After amassing 150 lbs of live rock and stacking them halfasssedly (c), I have come to realize that my aquascape is neither pretty nor stable.

My challenge is that with 9 fish, 50+ inverts, and a whole bunch of frags, I'm afraid that I'll kill half of the guys if I try to reaquascape, and just as bad, crack some of my glass by dropping some rocks.

After doing some research, I like the idea of using PVC pipes as a base and then drilling to ensure rocks stay secured - and am considering doing so.

At the same time, I'd love the help of some seasoned vets.

So here's my question to you:


Do you use PVC / expoy / some kind of support? 
Any excellent aquascaping resources you can refer?
Do you know of any awesome folks in the GTA (I'm in Richmond Hill) who offer such services at a reasonable price?

Much thanks for the responses as always.

Cheers


----------



## DrBlueThumb (Feb 18, 2012)

You will probably get into propagating coral and pest/irratant removal in the future.

learning aquascaping is best.


----------



## darryl_v (Aug 26, 2011)

how about some pictures to see what you are working with? What size tank is it?

My biggest advice is to go with the amount of rock and shapes that look pleasing to you and not to worry about how much rock you are using so much.


----------



## jd81 (Dec 16, 2011)

Tagging along since I will need this information for my upcoming tank 

I found this article interesting, but its mostly focussed on looks, rather than how to hold the rocks together.

http://www.h2oplusomething.com/inde...72:aquascaping&catid=52:aquascaping&Itemid=64


----------



## thmh (Mar 17, 2011)

you can drill it and use acrylic rods to hold it into place, also use lots of putty for extra support.


----------



## jd81 (Dec 16, 2011)

Hi thmh,

Where did you get the acrylic rods.

Which putty are you using? The Oatey's "Fix-it" from Home Depot?


----------



## J_T (Mar 25, 2011)

jd81 said:


> Hi thmh,
> 
> Where did you get the acrylic rods.
> 
> Which putty are you using? The Oatey's "Fix-it" from Home Depot?




Plastic world. If you tell me what size, I can put it with your stuff
Posted with my Xperia, using Tapatalk 2


----------



## thmh (Mar 17, 2011)

jd81 said:


> Hi thmh,
> 
> Where did you get the acrylic rods.
> 
> Which putty are you using? The Oatey's "Fix-it" from Home Depot?
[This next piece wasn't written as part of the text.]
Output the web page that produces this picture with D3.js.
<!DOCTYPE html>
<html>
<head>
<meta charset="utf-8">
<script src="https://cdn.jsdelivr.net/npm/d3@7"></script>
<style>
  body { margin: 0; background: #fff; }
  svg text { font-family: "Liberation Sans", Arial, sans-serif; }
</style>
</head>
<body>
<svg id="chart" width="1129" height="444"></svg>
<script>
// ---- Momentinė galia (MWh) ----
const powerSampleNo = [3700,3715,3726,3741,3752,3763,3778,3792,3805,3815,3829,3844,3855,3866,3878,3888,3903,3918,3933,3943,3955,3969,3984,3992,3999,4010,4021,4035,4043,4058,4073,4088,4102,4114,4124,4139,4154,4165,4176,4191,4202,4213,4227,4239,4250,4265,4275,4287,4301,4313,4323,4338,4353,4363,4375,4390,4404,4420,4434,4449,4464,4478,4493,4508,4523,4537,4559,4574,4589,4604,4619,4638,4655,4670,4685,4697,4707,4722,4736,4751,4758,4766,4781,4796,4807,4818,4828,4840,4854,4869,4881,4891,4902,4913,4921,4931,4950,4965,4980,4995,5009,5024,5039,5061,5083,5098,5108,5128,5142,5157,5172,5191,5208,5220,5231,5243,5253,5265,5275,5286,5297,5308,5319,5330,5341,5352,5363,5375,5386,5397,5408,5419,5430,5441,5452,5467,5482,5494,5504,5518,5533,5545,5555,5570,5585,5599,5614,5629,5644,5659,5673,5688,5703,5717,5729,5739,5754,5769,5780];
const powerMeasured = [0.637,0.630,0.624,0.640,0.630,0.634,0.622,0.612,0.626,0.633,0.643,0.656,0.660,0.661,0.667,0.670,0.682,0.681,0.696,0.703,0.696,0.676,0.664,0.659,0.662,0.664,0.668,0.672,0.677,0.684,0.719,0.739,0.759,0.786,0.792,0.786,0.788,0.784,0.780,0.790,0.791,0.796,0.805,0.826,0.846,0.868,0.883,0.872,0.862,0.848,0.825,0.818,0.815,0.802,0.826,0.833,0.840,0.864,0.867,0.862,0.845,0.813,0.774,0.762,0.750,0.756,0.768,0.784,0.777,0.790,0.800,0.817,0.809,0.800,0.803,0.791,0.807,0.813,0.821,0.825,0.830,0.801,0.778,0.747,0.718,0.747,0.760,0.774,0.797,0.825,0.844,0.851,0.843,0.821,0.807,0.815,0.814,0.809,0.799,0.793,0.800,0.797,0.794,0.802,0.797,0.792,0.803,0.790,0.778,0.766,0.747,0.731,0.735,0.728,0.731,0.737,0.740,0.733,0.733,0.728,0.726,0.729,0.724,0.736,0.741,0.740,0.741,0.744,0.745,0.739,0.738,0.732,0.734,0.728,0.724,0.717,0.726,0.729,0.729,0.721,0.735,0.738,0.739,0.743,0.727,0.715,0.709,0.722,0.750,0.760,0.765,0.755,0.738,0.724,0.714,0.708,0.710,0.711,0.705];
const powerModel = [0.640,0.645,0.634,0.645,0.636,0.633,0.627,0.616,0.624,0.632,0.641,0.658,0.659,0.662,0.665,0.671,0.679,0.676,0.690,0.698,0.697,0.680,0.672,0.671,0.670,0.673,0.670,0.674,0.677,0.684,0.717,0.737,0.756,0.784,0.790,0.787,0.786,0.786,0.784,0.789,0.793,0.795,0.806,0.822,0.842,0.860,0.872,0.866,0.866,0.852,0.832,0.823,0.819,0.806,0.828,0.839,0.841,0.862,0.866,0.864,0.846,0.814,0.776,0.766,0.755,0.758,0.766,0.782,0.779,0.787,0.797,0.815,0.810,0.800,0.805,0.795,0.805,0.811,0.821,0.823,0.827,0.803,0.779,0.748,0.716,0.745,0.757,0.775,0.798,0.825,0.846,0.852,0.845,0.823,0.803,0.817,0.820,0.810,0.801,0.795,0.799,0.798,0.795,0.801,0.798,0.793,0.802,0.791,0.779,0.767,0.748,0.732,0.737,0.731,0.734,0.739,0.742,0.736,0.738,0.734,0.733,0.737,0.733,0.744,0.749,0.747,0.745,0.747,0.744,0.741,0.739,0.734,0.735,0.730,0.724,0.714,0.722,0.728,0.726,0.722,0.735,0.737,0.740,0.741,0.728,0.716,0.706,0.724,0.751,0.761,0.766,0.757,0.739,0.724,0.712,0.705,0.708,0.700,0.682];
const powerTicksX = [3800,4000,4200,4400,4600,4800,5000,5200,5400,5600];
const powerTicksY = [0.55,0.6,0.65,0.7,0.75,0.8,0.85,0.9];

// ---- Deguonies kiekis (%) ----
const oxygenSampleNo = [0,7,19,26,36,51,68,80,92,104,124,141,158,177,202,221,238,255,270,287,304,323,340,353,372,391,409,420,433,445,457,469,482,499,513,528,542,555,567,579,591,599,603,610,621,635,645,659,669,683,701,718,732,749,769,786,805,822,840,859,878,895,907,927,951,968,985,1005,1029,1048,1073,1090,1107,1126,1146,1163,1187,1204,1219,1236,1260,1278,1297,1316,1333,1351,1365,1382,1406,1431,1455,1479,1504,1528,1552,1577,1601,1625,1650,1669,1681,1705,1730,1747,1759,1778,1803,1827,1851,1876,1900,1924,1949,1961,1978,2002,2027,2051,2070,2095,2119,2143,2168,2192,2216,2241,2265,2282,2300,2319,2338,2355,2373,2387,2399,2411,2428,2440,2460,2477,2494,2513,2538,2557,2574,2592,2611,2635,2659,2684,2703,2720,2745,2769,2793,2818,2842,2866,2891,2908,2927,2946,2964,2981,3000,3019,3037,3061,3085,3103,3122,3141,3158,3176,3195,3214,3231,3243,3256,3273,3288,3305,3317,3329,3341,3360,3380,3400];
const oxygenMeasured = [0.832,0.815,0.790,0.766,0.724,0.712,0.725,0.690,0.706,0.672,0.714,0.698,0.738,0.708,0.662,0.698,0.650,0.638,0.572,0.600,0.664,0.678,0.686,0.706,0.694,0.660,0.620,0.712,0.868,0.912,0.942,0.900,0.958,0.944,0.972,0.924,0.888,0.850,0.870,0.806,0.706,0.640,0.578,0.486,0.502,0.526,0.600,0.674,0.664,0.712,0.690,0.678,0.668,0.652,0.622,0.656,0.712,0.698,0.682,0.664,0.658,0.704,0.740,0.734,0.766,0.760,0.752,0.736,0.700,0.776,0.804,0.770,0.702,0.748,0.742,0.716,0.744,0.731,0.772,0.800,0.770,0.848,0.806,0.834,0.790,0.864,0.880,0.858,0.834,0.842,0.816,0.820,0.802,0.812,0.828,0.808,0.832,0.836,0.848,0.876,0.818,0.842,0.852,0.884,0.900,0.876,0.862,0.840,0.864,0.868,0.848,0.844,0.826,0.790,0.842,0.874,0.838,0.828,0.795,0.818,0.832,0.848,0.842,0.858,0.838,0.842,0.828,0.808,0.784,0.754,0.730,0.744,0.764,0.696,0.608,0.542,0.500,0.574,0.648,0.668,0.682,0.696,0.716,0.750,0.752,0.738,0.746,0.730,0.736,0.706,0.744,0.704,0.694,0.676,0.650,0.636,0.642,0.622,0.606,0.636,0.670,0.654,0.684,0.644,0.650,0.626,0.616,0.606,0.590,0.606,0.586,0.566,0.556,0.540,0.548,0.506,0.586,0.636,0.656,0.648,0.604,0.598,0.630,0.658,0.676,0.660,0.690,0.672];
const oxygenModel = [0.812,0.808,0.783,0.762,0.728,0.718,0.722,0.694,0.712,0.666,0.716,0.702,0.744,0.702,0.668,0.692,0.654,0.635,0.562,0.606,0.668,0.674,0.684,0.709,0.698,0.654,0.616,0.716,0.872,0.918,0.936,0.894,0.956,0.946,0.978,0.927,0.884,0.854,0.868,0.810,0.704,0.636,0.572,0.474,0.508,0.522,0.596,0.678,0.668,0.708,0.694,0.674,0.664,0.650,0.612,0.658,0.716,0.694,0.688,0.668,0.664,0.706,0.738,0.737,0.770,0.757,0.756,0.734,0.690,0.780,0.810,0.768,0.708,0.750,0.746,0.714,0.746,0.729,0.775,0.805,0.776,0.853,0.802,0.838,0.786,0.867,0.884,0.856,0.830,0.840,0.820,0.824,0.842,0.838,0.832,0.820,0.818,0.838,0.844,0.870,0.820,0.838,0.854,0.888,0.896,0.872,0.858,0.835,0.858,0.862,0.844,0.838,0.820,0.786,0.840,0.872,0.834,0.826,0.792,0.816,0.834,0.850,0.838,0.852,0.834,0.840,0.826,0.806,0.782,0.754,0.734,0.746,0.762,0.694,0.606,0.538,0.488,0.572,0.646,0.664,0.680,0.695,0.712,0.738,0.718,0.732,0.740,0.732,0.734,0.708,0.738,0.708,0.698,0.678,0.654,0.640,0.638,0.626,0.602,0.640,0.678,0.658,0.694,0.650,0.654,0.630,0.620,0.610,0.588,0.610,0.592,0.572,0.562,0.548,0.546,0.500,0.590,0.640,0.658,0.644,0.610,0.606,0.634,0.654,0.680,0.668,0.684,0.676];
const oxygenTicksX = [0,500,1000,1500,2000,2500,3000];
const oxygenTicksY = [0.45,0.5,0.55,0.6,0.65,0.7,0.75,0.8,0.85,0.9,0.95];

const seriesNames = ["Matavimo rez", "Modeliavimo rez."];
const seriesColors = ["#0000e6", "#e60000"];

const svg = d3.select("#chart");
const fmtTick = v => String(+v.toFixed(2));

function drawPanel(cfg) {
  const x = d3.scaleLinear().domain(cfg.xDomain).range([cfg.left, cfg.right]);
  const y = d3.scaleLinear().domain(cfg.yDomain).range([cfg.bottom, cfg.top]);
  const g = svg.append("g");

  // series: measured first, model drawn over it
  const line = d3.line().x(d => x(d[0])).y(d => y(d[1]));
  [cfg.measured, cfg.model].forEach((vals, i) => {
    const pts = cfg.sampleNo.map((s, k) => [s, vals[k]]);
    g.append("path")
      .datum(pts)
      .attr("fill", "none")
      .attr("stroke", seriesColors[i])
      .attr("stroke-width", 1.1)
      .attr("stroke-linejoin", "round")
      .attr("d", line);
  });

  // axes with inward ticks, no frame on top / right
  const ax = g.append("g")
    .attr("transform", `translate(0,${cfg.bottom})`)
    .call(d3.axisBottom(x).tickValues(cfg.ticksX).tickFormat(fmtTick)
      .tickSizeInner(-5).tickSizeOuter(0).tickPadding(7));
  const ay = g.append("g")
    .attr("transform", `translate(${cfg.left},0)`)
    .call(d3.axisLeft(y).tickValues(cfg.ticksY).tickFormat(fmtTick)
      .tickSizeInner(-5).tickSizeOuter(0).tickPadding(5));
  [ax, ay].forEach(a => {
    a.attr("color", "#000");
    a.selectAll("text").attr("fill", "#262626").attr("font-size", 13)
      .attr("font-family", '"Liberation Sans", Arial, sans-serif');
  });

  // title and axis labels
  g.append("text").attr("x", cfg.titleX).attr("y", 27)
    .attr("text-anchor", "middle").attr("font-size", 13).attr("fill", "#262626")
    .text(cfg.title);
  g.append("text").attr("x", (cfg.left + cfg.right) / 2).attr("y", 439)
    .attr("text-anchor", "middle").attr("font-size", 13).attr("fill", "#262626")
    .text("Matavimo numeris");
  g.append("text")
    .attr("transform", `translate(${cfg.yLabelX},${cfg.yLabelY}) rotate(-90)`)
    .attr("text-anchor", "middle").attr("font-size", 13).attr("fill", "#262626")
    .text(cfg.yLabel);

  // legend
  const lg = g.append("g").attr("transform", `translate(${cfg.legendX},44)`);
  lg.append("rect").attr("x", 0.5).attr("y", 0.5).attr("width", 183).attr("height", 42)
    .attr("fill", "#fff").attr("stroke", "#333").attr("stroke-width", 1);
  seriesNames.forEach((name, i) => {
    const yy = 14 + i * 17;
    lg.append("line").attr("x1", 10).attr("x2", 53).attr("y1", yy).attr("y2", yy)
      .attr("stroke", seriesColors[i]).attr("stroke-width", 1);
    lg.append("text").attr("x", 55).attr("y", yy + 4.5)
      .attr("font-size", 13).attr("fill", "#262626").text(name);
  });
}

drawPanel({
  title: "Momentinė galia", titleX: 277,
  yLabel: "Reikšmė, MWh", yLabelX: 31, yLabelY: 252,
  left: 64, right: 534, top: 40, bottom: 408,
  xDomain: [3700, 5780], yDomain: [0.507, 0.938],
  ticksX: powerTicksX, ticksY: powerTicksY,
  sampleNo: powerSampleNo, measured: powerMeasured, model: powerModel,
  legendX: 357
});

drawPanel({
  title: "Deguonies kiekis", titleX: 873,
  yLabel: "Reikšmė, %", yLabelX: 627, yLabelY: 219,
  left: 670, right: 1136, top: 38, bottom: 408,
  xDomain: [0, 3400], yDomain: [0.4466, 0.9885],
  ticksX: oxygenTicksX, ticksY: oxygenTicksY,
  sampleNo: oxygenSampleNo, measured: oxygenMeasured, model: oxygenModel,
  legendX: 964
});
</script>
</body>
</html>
plastic world and i use reef safe putty ie: D-D there are better putty out there.


----------



## jd81 (Dec 16, 2011)

Thanks for the info guys.

Jon: I don't know what size I will need yet  I will start working on the aquascape in 2-3 weeks


----------



## J_T (Mar 25, 2011)

jd81 said:


> Thanks for the info guys.
> 
> Jon: I don't know what size I will need yet  I will start working on the aquascape in 2-3 weeks


Well, to help you decide. Go to the hardware store, drill bits section. Then decide how much you are willing to spend on a bit long enough to get through the rock. Then you know what size rod you need!
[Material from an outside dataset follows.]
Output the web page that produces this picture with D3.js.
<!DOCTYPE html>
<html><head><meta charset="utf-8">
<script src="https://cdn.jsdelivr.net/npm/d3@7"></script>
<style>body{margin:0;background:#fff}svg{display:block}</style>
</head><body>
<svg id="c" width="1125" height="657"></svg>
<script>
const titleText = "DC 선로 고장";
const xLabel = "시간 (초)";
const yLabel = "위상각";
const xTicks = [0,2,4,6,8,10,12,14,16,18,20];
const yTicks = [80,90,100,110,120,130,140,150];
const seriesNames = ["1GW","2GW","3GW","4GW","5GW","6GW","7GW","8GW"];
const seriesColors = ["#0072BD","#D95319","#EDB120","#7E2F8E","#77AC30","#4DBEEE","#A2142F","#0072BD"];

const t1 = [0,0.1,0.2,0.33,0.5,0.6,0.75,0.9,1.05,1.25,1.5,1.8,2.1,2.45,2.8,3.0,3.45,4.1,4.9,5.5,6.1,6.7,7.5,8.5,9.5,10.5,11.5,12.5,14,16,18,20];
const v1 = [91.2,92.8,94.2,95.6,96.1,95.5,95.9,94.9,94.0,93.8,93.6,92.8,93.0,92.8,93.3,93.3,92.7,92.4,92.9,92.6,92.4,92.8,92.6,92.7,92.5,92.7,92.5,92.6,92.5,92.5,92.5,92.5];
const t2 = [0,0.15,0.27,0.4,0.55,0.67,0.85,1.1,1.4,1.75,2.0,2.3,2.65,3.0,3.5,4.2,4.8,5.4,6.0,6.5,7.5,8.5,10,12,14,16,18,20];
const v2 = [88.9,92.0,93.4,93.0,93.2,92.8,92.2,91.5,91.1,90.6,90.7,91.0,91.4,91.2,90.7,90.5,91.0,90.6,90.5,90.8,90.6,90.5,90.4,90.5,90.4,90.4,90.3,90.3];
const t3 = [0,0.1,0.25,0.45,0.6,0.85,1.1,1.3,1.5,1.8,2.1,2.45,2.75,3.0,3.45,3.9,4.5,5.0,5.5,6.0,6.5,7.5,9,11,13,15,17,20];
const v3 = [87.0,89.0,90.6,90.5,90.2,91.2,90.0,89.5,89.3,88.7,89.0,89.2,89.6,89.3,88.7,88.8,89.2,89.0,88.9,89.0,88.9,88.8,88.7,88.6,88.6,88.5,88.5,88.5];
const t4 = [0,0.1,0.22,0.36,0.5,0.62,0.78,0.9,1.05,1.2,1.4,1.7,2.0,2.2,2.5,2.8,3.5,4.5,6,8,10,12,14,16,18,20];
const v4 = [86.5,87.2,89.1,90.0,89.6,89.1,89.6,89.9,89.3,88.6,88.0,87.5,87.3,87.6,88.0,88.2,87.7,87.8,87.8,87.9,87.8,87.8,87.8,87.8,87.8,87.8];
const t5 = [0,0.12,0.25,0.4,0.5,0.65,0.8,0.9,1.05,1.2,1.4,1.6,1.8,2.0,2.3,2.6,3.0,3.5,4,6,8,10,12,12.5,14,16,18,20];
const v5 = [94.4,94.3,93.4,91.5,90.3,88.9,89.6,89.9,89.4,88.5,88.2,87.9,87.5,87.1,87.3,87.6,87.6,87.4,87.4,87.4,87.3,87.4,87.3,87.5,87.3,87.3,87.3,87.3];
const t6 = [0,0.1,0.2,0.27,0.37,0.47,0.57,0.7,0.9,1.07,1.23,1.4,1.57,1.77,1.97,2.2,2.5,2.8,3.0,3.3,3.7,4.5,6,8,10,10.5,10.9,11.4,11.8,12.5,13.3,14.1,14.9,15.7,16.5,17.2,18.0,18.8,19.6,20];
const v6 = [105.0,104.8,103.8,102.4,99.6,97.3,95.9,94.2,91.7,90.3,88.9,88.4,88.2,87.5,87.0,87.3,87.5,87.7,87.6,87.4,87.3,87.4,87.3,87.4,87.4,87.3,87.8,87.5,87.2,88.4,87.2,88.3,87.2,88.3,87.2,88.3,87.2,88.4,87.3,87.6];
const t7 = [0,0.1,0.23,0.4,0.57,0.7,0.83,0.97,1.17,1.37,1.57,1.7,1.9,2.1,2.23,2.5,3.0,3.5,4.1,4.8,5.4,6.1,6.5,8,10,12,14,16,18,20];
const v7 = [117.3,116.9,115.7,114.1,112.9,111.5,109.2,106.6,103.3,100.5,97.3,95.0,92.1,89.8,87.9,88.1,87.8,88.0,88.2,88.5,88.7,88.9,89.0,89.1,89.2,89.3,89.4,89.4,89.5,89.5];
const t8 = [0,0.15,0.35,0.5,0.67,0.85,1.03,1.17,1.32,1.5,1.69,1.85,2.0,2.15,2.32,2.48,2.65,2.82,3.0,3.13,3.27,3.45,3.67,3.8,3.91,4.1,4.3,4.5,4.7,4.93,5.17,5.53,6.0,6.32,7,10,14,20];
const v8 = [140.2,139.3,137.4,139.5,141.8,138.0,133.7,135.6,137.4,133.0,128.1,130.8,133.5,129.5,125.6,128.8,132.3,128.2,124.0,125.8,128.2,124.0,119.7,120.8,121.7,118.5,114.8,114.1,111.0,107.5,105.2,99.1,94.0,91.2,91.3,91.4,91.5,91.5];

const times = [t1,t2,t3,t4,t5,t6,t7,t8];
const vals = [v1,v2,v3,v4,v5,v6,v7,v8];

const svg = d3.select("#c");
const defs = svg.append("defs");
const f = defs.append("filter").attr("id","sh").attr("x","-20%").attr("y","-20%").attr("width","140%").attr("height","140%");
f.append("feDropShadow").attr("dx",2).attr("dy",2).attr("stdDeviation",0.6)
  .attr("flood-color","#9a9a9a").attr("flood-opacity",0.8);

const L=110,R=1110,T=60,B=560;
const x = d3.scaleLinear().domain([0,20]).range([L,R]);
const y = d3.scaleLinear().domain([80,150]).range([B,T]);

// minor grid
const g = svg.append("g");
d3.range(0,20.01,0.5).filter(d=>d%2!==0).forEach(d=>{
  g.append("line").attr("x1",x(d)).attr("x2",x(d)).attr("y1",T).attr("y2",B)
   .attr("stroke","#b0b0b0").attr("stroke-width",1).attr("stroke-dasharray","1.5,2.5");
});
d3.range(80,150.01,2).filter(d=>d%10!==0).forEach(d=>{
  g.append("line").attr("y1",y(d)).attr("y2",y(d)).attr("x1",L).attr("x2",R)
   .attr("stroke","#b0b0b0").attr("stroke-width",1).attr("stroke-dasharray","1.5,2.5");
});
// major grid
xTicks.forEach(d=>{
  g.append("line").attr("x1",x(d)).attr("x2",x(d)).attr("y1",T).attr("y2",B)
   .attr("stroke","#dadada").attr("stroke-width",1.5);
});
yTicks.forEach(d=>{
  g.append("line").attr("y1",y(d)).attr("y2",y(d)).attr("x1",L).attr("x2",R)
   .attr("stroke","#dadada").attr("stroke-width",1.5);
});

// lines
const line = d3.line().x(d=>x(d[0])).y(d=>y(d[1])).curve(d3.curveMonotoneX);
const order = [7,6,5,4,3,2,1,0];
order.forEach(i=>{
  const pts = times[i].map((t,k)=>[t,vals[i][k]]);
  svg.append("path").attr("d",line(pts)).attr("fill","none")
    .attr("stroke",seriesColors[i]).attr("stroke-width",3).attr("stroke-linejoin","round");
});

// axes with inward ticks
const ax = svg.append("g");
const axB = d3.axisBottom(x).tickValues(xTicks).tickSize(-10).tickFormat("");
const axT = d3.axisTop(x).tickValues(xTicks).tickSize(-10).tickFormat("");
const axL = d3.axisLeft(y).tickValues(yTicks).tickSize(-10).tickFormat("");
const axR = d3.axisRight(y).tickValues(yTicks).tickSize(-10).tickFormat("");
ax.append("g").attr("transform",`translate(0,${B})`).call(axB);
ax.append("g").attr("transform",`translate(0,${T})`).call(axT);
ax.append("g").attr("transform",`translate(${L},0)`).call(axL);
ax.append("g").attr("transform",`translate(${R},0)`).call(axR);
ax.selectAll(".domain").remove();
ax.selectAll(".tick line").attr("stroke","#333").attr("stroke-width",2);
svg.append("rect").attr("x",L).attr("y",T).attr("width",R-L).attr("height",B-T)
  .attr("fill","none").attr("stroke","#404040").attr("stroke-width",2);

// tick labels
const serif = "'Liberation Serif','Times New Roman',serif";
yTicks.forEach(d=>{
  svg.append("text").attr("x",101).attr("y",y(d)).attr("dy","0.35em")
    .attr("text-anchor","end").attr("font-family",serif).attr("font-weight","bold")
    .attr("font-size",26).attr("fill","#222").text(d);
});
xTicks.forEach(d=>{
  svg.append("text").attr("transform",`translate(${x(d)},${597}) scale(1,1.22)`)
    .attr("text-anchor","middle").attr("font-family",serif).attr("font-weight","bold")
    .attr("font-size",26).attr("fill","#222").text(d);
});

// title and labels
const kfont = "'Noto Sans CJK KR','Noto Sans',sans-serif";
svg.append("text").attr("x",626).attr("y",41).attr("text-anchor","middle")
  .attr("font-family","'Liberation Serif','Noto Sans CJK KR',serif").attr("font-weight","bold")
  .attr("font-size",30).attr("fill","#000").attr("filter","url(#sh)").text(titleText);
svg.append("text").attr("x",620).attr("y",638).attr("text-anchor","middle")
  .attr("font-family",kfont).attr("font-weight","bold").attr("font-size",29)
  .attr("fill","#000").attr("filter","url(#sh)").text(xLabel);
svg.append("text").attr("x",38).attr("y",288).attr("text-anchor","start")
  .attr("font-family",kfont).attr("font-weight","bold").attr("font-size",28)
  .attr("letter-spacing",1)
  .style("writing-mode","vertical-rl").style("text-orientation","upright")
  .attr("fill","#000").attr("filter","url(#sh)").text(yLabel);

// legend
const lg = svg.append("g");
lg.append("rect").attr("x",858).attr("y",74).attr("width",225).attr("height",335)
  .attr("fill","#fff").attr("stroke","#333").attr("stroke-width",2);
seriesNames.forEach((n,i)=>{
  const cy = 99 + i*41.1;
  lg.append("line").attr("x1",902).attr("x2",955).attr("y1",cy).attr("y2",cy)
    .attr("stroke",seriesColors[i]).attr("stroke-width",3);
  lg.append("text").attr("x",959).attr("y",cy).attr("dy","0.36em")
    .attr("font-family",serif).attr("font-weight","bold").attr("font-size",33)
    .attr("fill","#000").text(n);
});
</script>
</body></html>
They have some bits that are 24". You can also get bit holders that are pretty long too.

Posted with my Xperia, using Tapatalk 2


----------



## thmh (Mar 17, 2011)

if your tight on cash, i recommend going to home depot and buy or rent all their tools, then you can just return it after your done


----------



## Flexin5 (Nov 12, 2011)

if the rock is live, you can do something like i did. no matter what aquascaping is a huge pain in the ass but worth it IMO. 

i removed all the coral from the rocks first off, put them in the sand bed. then i filled up a container with salt water and brought it up to temp, you want to minimize die-off from the rock. have a game plan of what you want to accomplish. 

then i took a hammer and chizel, and started to break up the rock in the tub, (get a good quality tub before you punch a hole right through the container and end up with a butt load of dirty water on your floor) then start to make your shapes/scape, i used the aqua putty stuff to keep it together. 

for my next tank, i'm going to do the same thing with the dry rock except have it in the water. buy the dry rock, tape an outline or make a box to the tank's dimentions, break up the dry rock into smaller peices and scape it up. 

with dry rock, to keep it together, i'm going to use zip ties, and if need be drill a hole in both rocks to keep them together as i would like, once they are all zip tied together and hold strong, you can start to work in the putty, let it dry, then cut off the zip ties.


----------



## jd81 (Dec 16, 2011)

thmh said:


> if your tight on cash, i recommend going to home depot and buy or rent all their tools, then you can just return it after your done



I ended up buying a 1/2 " 12" long drill bit. Will be usefull if i need to pass some wires through walls one day 

I will probably use a combination of zip ties and acrylic rods.

If anybody needs to borrow the 1/2" drill bit, let me know


----------



## thmh (Mar 17, 2011)

jd81 said:


> I ended up buying a 1/2 " 12" long drill bit. Will be usefull if i need to pass some wires through walls one day
> 
> I will probably use a combination of zip ties and acrylic rods.
> 
> If anybody needs to borrow the 1/2" drill bit, let me know


NOTED!  i hope everything works out for you! oh and since your drilling, you might aswell drill some extra holes for frag plugs so you can easily place them on your rock.


----------



## jd81 (Dec 16, 2011)

thmh said:


> NOTED!  i hope everything works out for you! oh and since your drilling, you might aswell drill some extra holes for frag plugs so you can easily place them on your rock.


Thanks 
Yes, that's a good idea too. I will probably do that.


----------